You can list patches, install patches, and view patch history for a Big Data Service cluster on the Cluster details page.

For more information, see:

Planning ODH Patch Installation Downtime

Plan required downtime for Big Data Service ODH cluster patch installation.

This section explains how to quantify the downtime and how to measure when it's complete. For information on patch installation stages and required downtime, see Monitoring ODH Patching Workflow Steps.

Gauging downtime

An ODH patch application to HA and secure cluster with 7 to 25 nodes can take anywhere between 60 to 100 minutes. However, the downtime is expected to take 20 to 40 minutes at the end.

Monitoring ODH Patching Workflow Steps

After you start the Installation of the ODH patch, you can see work requests in your Console. In the work request log of the ODH patch, there are messages describing the last completed stage.

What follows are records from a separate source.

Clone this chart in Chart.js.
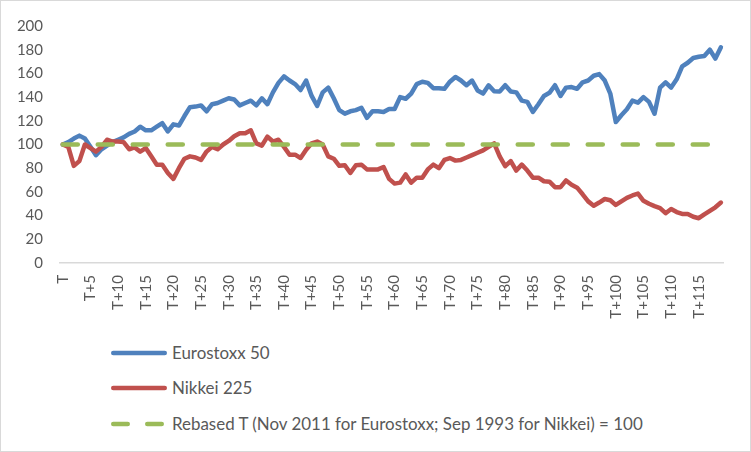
<!DOCTYPE html>
<html><head><meta charset="utf-8">
<script src="https://cdn.jsdelivr.net/npm/chart.js@4.4.1/dist/chart.umd.min.js"></script>
<style>
html,body{margin:0;padding:0;background:#fff;}
#wrap{position:relative;width:751px;height:452px;overflow:hidden;background:#fff;}
#frame{position:absolute;left:0;top:0;width:751px;height:452px;box-sizing:border-box;border:1px solid #d9d9d9;pointer-events:none;}
#c{position:absolute;left:0;top:0;}
.sw{position:absolute;left:106px;width:64px;height:12px;}
.lt{position:absolute;left:172px;height:24px;line-height:24px;font-family:Lato,sans-serif;color:#595959;white-space:nowrap;}
</style></head>
<body>
<div id="wrap">
<canvas id="c" width="751" height="335"></canvas>
<svg class="sw" style="top:347px"><line x1="7.3" y1="6" x2="58.7" y2="6" stroke="#4F81BD" stroke-width="4.6" stroke-linecap="round"/></svg>
<div class="lt" id="l1" style="top:341px"></div>
<svg class="sw" style="top:382px"><line x1="7.3" y1="6" x2="58.7" y2="6" stroke="#C0504D" stroke-width="4.6" stroke-linecap="round"/></svg>
<div class="lt" id="l2" style="top:376px"></div>
<svg class="sw" style="top:418px"><line x1="7.3" y1="6" x2="56.7" y2="6" stroke="#9BBB59" stroke-width="4.6" stroke-linecap="round" stroke-dasharray="14.4 19.6"/></svg>
<div class="lt" id="l3" style="top:412px"></div>
<div id="frame"></div>
</div>
<script>
const categories = [];
for (let i = 0; i < 120; i++) categories.push(i === 0 ? 'T' : 'T+' + i);

const seriesNames = ['Eurostoxx 50', 'Nikkei 225', 'Rebased T (Nov 2011 for Eurostoxx; Sep 1993 for Nikkei) = 100'];

const eurostoxx = [
100,102,105,107.5,105,98,91,96,99,102,
104,106,109,111,115,112,112,115,118,111,
117,116,124,131.5,132,133,128,134,135,137,
139,138,133,135,137,133,139,134,144,152,
157.5,154,151,146,154,141,132.5,144,148,139,
129,126,128,129,131,122.5,128,128,127.5,130,
130,140,138.6,143,151,153,152,147.5,147.5,147,
153,157,154,150,154,145.6,143,150,145,144.7,
150,144.7,144,137,136,127.5,134,141,143.6,150,
141,148,148.5,147,152.5,154,158,159.4,154,143,
119,124.7,129.7,137,135.3,140,136,126,148,152.5,
148,155,166,169,173,174,174.7,180,172.5,182
];

const nikkei = [
100,98,82,86,100,97,94,98,104,102.5,
102.5,102,96,97.5,94,97,90,83,83,76,
71,80,88,90,89,87,94,98,96,100,
103,107,109.5,109.5,112,101,99,106.7,102.5,104,
98,91.4,91.4,88.6,95.6,101,102.5,100,90,88,
82,82.5,76,82.5,83,79,79,79,81,71,
67,67.8,74.7,67.8,72,72,79,83,80,87,
88.6,86.4,87,89,91,93,95,98,101,90,
81.7,86,78,83,78,72,72,69,68.6,64,
64,69.7,66,63.6,58,52,48.3,51,54,53,
49,52,55,57,58.6,52.5,50,48,46.4,42,
45.6,43,41.4,41.4,39,37.8,41,44,47,51
];

const rebased = [
100,100,100,100,100,100,100,100,100,100,
100,100,100,100,100,100,100,100,100,100,
100,100,100,100,100,100,100,100,100,100,
100,100,100,100,100,100,100,100,100,100,
100,100,100,100,100,100,100,100,100,100,
100,100,100,100,100,100,100,100,100,100,
100,100,100,100,100,100,100,100,100,100,
100,100,100,100,100,100,100,100,100,100,
100,100,100,100,100,100,100,100,100,100,
100,100,100,100,100,100,100,100,100,100,
100,100,100,100,100,100,100,100,100,100,
100,100,100,100,100,100,100,100,100,100
];

const yTicks = [0,20,40,60,80,100,120,140,160,180,200];

// legend texts
const mctx = document.createElement('canvas').getContext('2d');
mctx.font = '16px Lato';
let fs = 16 * 473 / mctx.measureText(seriesNames[2]).width;
['l1','l2','l3'].forEach((id, i) => {
  const el = document.getElementById(id);
  el.textContent = seriesNames[i];
  el.style.fontSize = fs.toFixed(2) + 'px';
});

const tickFont = {family: 'Lato', size: 15};

new Chart(document.getElementById('c'), {
  type: 'line',
  data: {
    labels: categories,
    datasets: [
      {label: seriesNames[0], data: eurostoxx, borderColor: '#4F81BD', backgroundColor: '#4F81BD', borderWidth: 4.5, pointRadius: 0, tension: 0, fill: false, borderCapStyle: 'round', borderJoinStyle: 'round', order: 3},
      {label: seriesNames[1], data: nikkei, borderColor: '#C0504D', backgroundColor: '#C0504D', borderWidth: 4.5, pointRadius: 0, tension: 0, fill: false, borderCapStyle: 'round', borderJoinStyle: 'round', order: 2},
      {label: seriesNames[2], data: rebased, borderColor: '#9BBB59', backgroundColor: '#9BBB59', borderWidth: 4.6, pointRadius: 0, tension: 0, fill: false, borderCapStyle: 'round', borderDash: [15, 20], order: 1}
    ]
  },
  options: {
    responsive: false,
    animation: false,
    devicePixelRatio: 1,
    layout: {padding: {top: 23, right: 24, left: 0, bottom: 0}},
    plugins: {legend: {display: false}, tooltip: {enabled: false}},
    scales: {
      x: {
        offset: true,
        grid: {display: false, drawTicks: false},
        border: {display: true, color: '#d9d9d9', width: 1.5},
        ticks: {
          autoSkip: false, maxRotation: 90, minRotation: 90, padding: 12,
          color: '#595959', font: tickFont,
          callback: function (v, i) { return i % 5 === 0 ? this.getLabelForValue(v) : ''; }
        },
        afterFit: s => { s.height = 72; }
      },
      y: {
        min: 0, max: 200,
        afterBuildTicks: s => { s.ticks = yTicks.map(v => ({value: v})); },
        grid: {display: false, drawTicks: false},
        border: {display: false},
        ticks: {padding: 17, color: '#595959', font: tickFont},
        afterFit: s => { s.width = 60; }
      }
    }
  }
});
</script>
</body></html>
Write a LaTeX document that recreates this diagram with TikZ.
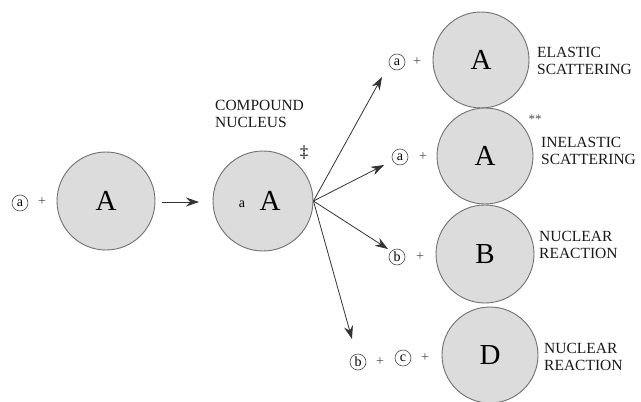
\documentclass[tikz,border=0pt]{standalone}
\usepackage{fontspec}
\setmainfont{Liberation Serif}
\usetikzlibrary{arrows.meta}
\definecolor{nucfill}{HTML}{DCDCDC}
\definecolor{nucline}{HTML}{707070}
\tikzset{
  nuc/.style={circle, draw=nucline, line width=0.9pt, fill=nucfill, inner sep=0pt, minimum size=#1, font=\fontsize{29}{29}\selectfont},
  part/.style={circle, draw=black!70, line width=0.6pt, inner sep=0pt, minimum size=16pt, font=\fontsize{14}{14}\selectfont},
  plus/.style={font=\fontsize{14}{14}\selectfont, text=black!70},
  lab/.style={align=left, anchor=west, font=\fontsize{15.5}{17}\selectfont, text=black!90, inner sep=0pt},
  arr/.style={line width=0.8pt, draw=black!80, -{Stealth[length=13pt,width=9pt]}},
}
\begin{document}
\begin{tikzpicture}[x=1pt,y=-1pt]
\useasboundingbox (0,0) rectangle (641,402);
% left
\node[part] (pa0) at (20,203) {a};
\node[plus] (pl0) at (42,202) {+};
\node[nuc=98pt] (A1) at (106,201) {A};
% compound
\node[nuc=100pt] (CN) at (263,201) {};
\node[font=\fontsize{14}{14}\selectfont] (cna) at (242,204) {a};
\node[font=\fontsize{29}{29}\selectfont] (cnA) at (270,201) {A};
\node[lab] (cnlab) at (215,114) {COMPOUND\\NUCLEUS};
\node[font=\fontsize{17}{17}\selectfont] (dag) at (304,153) {‡};
\draw[arr] (A1) ++(56,1) coordinate (m0) (m0) -- (199,202) coordinate (m1);
% right column
\node[nuc=96pt] (R1) at (481,60) {A};
\node[nuc=96pt] (R2) at (485,156) {A};
\node[nuc=98pt] (R3) at (485,254) {B};
\node[nuc=96pt] (R4) at (490,355) {D};
% products
\node[part] (p1) at (397,62) {a};
\node[plus] (q1) at (417,62) {+};
\node[part] (p2) at (400,157) {a};
\node[plus] (q2) at (423,157) {+};
\node[part] (p3) at (397,257) {b};
\node[plus] (q3) at (420,257) {+};
\node[part] (p4) at (358,362) {b};
\node[plus] (q4) at (380,362) {+};
\node[part] (p5) at (403,358) {c};
\node[plus] (q5) at (425,358) {+};
% labels
\node[lab] (l1) at (537,61) {ELASTIC\\SCATTERING};
\node[font=\fontsize{13}{13}\selectfont, text=black!70] (st) at (535,119) {**};
\node[lab] (l2) at (541,151) {INELASTIC\\SCATTERING};
\node[lab] (l3) at (539,245) {NUCLEAR\\REACTION};
\node[lab] (l4) at (544,357) {NUCLEAR\\REACTION};
% arrows
\coordinate (o) at (CN.east);
\coordinate (t1) at (382,77);
\coordinate (t2) at (384,165);
\coordinate (t3) at (388,249);
\coordinate (t4) at (352,339);
\draw[arr] (o) -- (t1);
\draw[arr] (o) -- (t2);
\draw[arr] (o) -- (t3);
\draw[arr] (o) -- (t4);
\end{tikzpicture}
\end{document}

A series of steps corresponds to the completing stages.
Note

When you see PREPARE_UPGRADE, the patch is about to be applied, and downtime is about to start.
Step Patch Stage Downtime Information
1 DOWNLOAD patch No downtime required
2 PROCESS_PATCH_METADATA patch No downtime required
3 PATCH_AMBARI_SERVER_JAR patch Requires no downtime/Ambari restart
4 REGISTER_PATCH patch No downtime required
5 CREATE_PATCH_REPO patch No downtime required
6 APPLY_CUSTOM_PATCH patch Requires no downtime/Ambari restart
7 INSTALL_PATCH patch No downtime required
8 PREPARE_UPGRADE patch Required downtime
9 APPLY_UPGRADE patch Required downtime

High-level patch time line

T0: Click Apply Patch on OCI Console.

T1: The cluster health is checked for patch readiness, and the ODH patch bundle is downloaded to the cluster nodes (no downtime) (stages 1 and 2 in the previous table).

T2: While the ODH patch is getting prepared on the cluster, the Ambari Server can be restarted. If you're signed in to Ambari, you must sign out and sign back in. (no downtime for your Hadoop jobs) (stages 4 to 7 in the previous table).

T3: Downtime starts: All ODH/Hadoop services are stopped. The ODH patch is applied to all the nodes in the cluster, and all Hadoop services are started. (stages 8 and 9 in the previous table)

T4: Patch application is completed, and downtime ends. (stage 9 in the previous table)

Measuring when downtime starts and how much time is between T0 and T3

For HA and secure ODH cluster with 7 to 25 nodes, downtime is expected to start 40 to 50 minutes after starting the patch.